Date: 2013-06-03 03:23 am (UTC)
alt_susan: (unhappy)
From: [personal profile] alt_susan
Maybe it just made me feel it more, or stop being able to ignore it?

I don't know, but either way, I keep trying to tell myself it was for the best. Because I feel awful about not being there to help, but it'd be worse if I'd been there and made a mistake that somehow muffed the whole thing.

How're you feeling? If you're not sick of people asking you.

Date: 2013-06-03 03:26 am (UTC)
alt_sally_anne: (Meh.)
From: [personal profile] alt_sally_anne
I'm fine, thanks.

I hope you feel recovered by tomorrow, at least?

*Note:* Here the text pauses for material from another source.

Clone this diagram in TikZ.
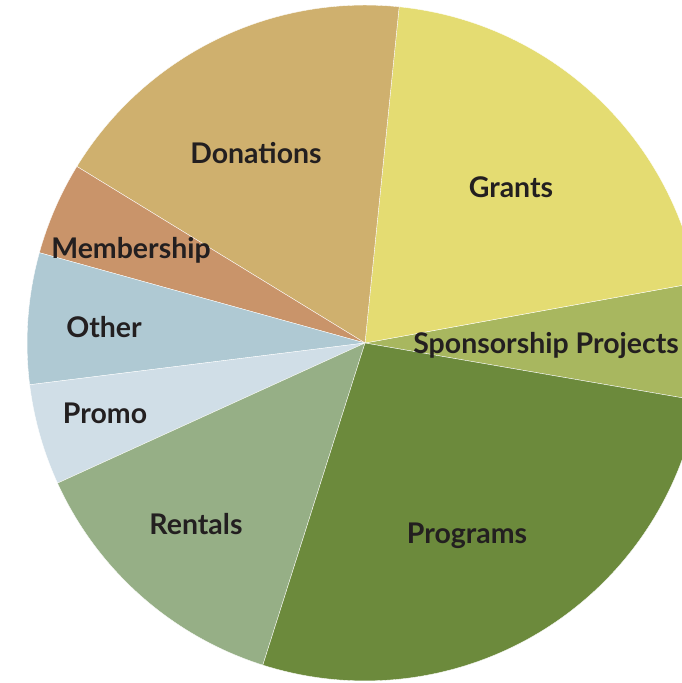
\documentclass[tikz,border=0pt]{standalone}
\usepackage{fontspec}
\setmainfont{Lato}
\definecolor{grants}{HTML}{E4DC72}
\definecolor{donations}{HTML}{CFB06E}
\definecolor{membership}{HTML}{C9946A}
\definecolor{other}{HTML}{AFC9D3}
\definecolor{promo}{HTML}{D0DEE7}
\definecolor{rentals}{HTML}{96AF86}
\definecolor{programs}{HTML}{6C8A3C}
\definecolor{sponsor}{HTML}{A8B75F}
\definecolor{labeltext}{HTML}{231F20}
\tikzset{lbl/.style={anchor=base,inner sep=0pt,text=labeltext,font=\fontsize{16.2}{18}\selectfont\bfseries}}

\begin{document}
\begin{tikzpicture}[x=0.02cm,y=0.02cm]
\useasboundingbox (0,0) rectangle (682,683); \clip (0,0) rectangle (682,683);
\coordinate (c) at (365,340);
\foreach \a/\b/\col in {-9.8/10.3/sponsor, 10.3/84.2/grants, 84.2/148.5/donations, 148.5/164.5/membership, 164.5/187.1/other, 187.1/204.5/promo, 204.5/252.4/rentals, 252.4/350.2/programs} { \filldraw[fill=\col,draw=white,line width=0.2pt] (c) -- ++(\a:6.76cm) arc[start angle=\a, end angle=\b, radius=6.76cm] -- cycle; };
\node[lbl] (donations) at (256,519) {Donations}; \node[lbl] (grants) at (511,485) {Grants};
\node[lbl] (membership) at (131,424) {Membership}; \node[lbl] (other) at (104,345) {Other};
\node[lbl,anchor=base west] (sponsor) at (413,329) {Sponsorship Projects};
\node[lbl] (promo) at (105,259) {Promo}; \node[lbl] (rentals) at (196,148) {Rentals}; \node[lbl] (programs) at (467,139) {Programs};
\end{tikzpicture}
\end{document}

Date: 2013-06-03 03:35 am (UTC)
alt_susan: (cynical face)
From: [personal profile] alt_susan
I hope so, but if not...I could probably vom on command at the beginning of Dark Arts?

It would certainly be distracting.

Date: 2013-06-03 03:36 am (UTC)
alt_sally_anne: (my friends make me smile)
From: [personal profile] alt_sally_anne
That might come in handy.

Date: 2013-06-03 03:48 am (UTC)
alt_evelyn: (Default)
From: [personal profile] alt_evelyn
That makes sense.

It also makes sense that there's loads more work we have to do, too. And I can see why the Order wouldn't be pleased.

Mum said that, Harry? She must've been furious.

Date: 2013-06-03 02:42 am (UTC)
alt_sally_anne: (my friends make me smile)
From: [personal profile] alt_sally_anne
I mean if it were Lee who went a whole evening not reading his journal it wouldn't mean anything.

But you're almost as bad as I am. And I'm pretty bad. About checking my journal CONSTANTLY, I mean.

Date: 2013-06-03 02:46 am (UTC)
alt_neville: (Attentive)
From: [personal profile] alt_neville
Well, I was checking it earlier--you'll remember the private message I sent you while you were at the wedding. But I guess I must have closed it right before Ron heard from Arista and then, yeah, I didn't open it again all evening.

It was a really good chess game, though.

Date: 2013-06-03 03:47 am (UTC)
alt_evelyn: (sweet thoughts)
From: [personal profile] alt_evelyn
It was, wasn't it?

Like the best sort of sticky arithmancy problem where you solve a bit and the rest makes sense.